|On tour there will be a number of opportunaties to visit a Cultural Village: Traditional architecture in Botswana is distinguished from modern architecture in three domains: the use of materials (mud/dung, wooden poles, thatch) that may be manufactured by members of a household; the round house form and/or thatched roofing; and/or the presence of a courtyard known as a lolwapa where much activity takes place. By contrast, modern architecture uses purchased materials (cement and bricks and roofing products) and involves the labor of specialized and commercial craftsmen, is square, and features rooms for specialized activities (bedrooms, kitchens). The traditional Tswana residential area is a compound, often housing several closely related family groups.

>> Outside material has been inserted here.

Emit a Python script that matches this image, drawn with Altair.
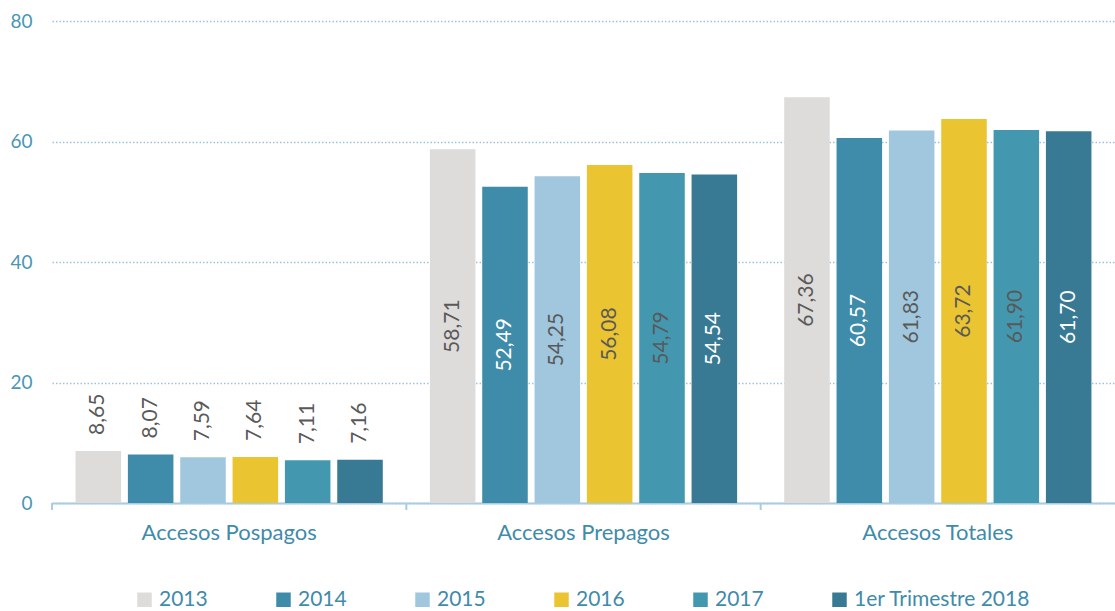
import altair as alt
import pandas as pd

categories = ["Accesos Pospagos", "Accesos Prepagos", "Accesos Totales"]
years = ["2013", "2014", "2015", "2016", "2017", "1er Trimestre 2018"]
pospago = [8.65, 8.07, 7.59, 7.64, 7.11, 7.16]
prepago = [58.71, 52.49, 54.25, 56.08, 54.79, 54.54]
totales = [67.36, 60.57, 61.83, 63.72, 61.90, 61.70]
bar_colors = ["#DEDCDA", "#3F8BAA", "#A0C7DD", "#EBC431", "#4398AF", "#387A93"]

rows = []
for cat, vals in zip(categories, [pospago, prepago, totales]):
    for y, v in zip(years, vals):
        rows.append({"cat": cat, "year": y, "value": v})
df = pd.DataFrame(rows)

FONT = "Lato"
BLUE = "#3F8BAA"
AXIS = "#A9CCE0"

x_enc = alt.X("cat:N", sort=categories,
              scale=alt.Scale(paddingInner=0, paddingOuter=0),
              axis=alt.Axis(title=None, labelFont=FONT, labelFontSize=22,
                            labelColor=BLUE, ticks=False, tickSize=0,
                            labelPadding=19, domainColor=AXIS, domainWidth=2,
                            grid=False, labelAngle=0))
xo_enc = alt.XOffset("year:N", sort=years,
                     scale=alt.Scale(paddingInner=0.13, paddingOuter=0.45))
y_scale = alt.Scale(domain=[0, 80], nice=False)

base = alt.Chart(df)

bars = base.mark_bar().encode(
    x=x_enc,
    xOffset=xo_enc,
    y=alt.Y("value:Q", scale=y_scale,
            axis=alt.Axis(title=None, values=[0, 20, 40, 60, 80], labelFont=FONT,
                          labelFontSize=19, labelColor="#4A96B5", ticks=False,
                          domain=False, labelPadding=20, gridColor="#9CC3DC",
                          gridDash=[1.5, 2], gridWidth=1.5)),
    color=alt.Color("year:N", sort=years,
                    scale=alt.Scale(domain=years, range=bar_colors),
                    legend=alt.Legend(title=None, orient="none", legendX=82,
                                      legendY=568, direction="horizontal",
                                      columns=6, symbolType="square",
                                      symbolSize=210, symbolStrokeWidth=0,
                                      labelFont=FONT, labelFontSize=21,
                                      labelColor=BLUE, labelOffset=4,
                                      columnPadding=65, labelLimit=300)),
)

labels_in = base.transform_filter(
    alt.datum.cat != "Accesos Pospagos"
).transform_calculate(
    half="datum.value / 2",
    lab="replace(format(datum.value, '.2f'), '.', ',')",
).mark_text(angle=270, align="center", baseline="middle", font=FONT,
            fontSize=21).encode(
    x=alt.X("cat:N", sort=categories),
    xOffset=alt.XOffset("year:N", sort=years),
    y=alt.Y("half:Q"),
    text="lab:N",
    color=alt.condition(
        "datum.year == '2014' || datum.year == '1er Trimestre 2018'",
        alt.value("white"), alt.value("#595959")),
)

labels_out = base.transform_filter(
    alt.datum.cat == "Accesos Pospagos"
).transform_calculate(
    lab="replace(format(datum.value, '.2f'), '.', ',')",
).mark_text(angle=270, align="left", baseline="middle", font=FONT,
            fontSize=21, dx=16, color="#595959").encode(
    x=alt.X("cat:N", sort=categories),
    xOffset=alt.XOffset("year:N", sort=years),
    y=alt.Y("value:Q"),
    text="lab:N",
)

ticks_df = pd.DataFrame({"cat": categories})
edge_ticks = alt.Chart(ticks_df).mark_rule(color=AXIS, strokeWidth=2).encode(
    x=alt.X("cat:N", sort=categories, bandPosition=0),
    y=alt.value(482),
    y2=alt.value(489),
)

chart = alt.layer(bars, labels_in, labels_out, edge_ticks).properties(
    width=1063, height=482,
    autosize=alt.AutoSizeParams(type="none"),
    padding={"left": 52, "top": 21, "right": 0, "bottom": 108},
).configure_view(stroke=None)

chart.save("out.html", embed_options={"renderer": "svg", "actions": False})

Households in the Tswana polities often maintained three residential sites: one in a village, one at agricultural holdings around the village periphery, and one farther out at the cattlepost. Cattleposts, where livestock are kept, are today sometimes complex compounds with several houses and nearby agricultural fields, and sometimes just an animal pen or two and a ramshackle shelter for the herder(s). Many urban residents today continue to maintain a house in a village of origin, and many men and some women also develop cattleposts. Villages are distinguished from towns and cities by a significant engagement in agriculture by residents, and by the political structure of the settlement. At the heart of a village is the chief's central court and public forum, known as a kgotla. The village is divided into wards, each of which also has a kgotla where a headman hears lower-level disputes and matters of ward concern are aired.
Urban areas have grown rapidly in Botswana since independence. In 1991, 46 percent of the population was urban, a percentage that continues to grow. Cities are centered by a downtown area of shops, businesses, and government offices. Some larger villages have come to be known as "urban villages" or "agro-towns."
Food Customs at Ceremonial Occasions: At large public events, such as the opening of a new government building, and at weddings and funerals, men prepare the centerpiece: meat cooked in large iron pots until in shreds. Women prepare porridge and/ or rice, pumpkin/squash, and often cole slaw or beet salad, and people are served heaping plates of food, arguing to get more meat for themselves. Beer is often served at weddings, and ginger beer at other events; tea and fatcakes are prepared for weddings and funerals that have all-night components.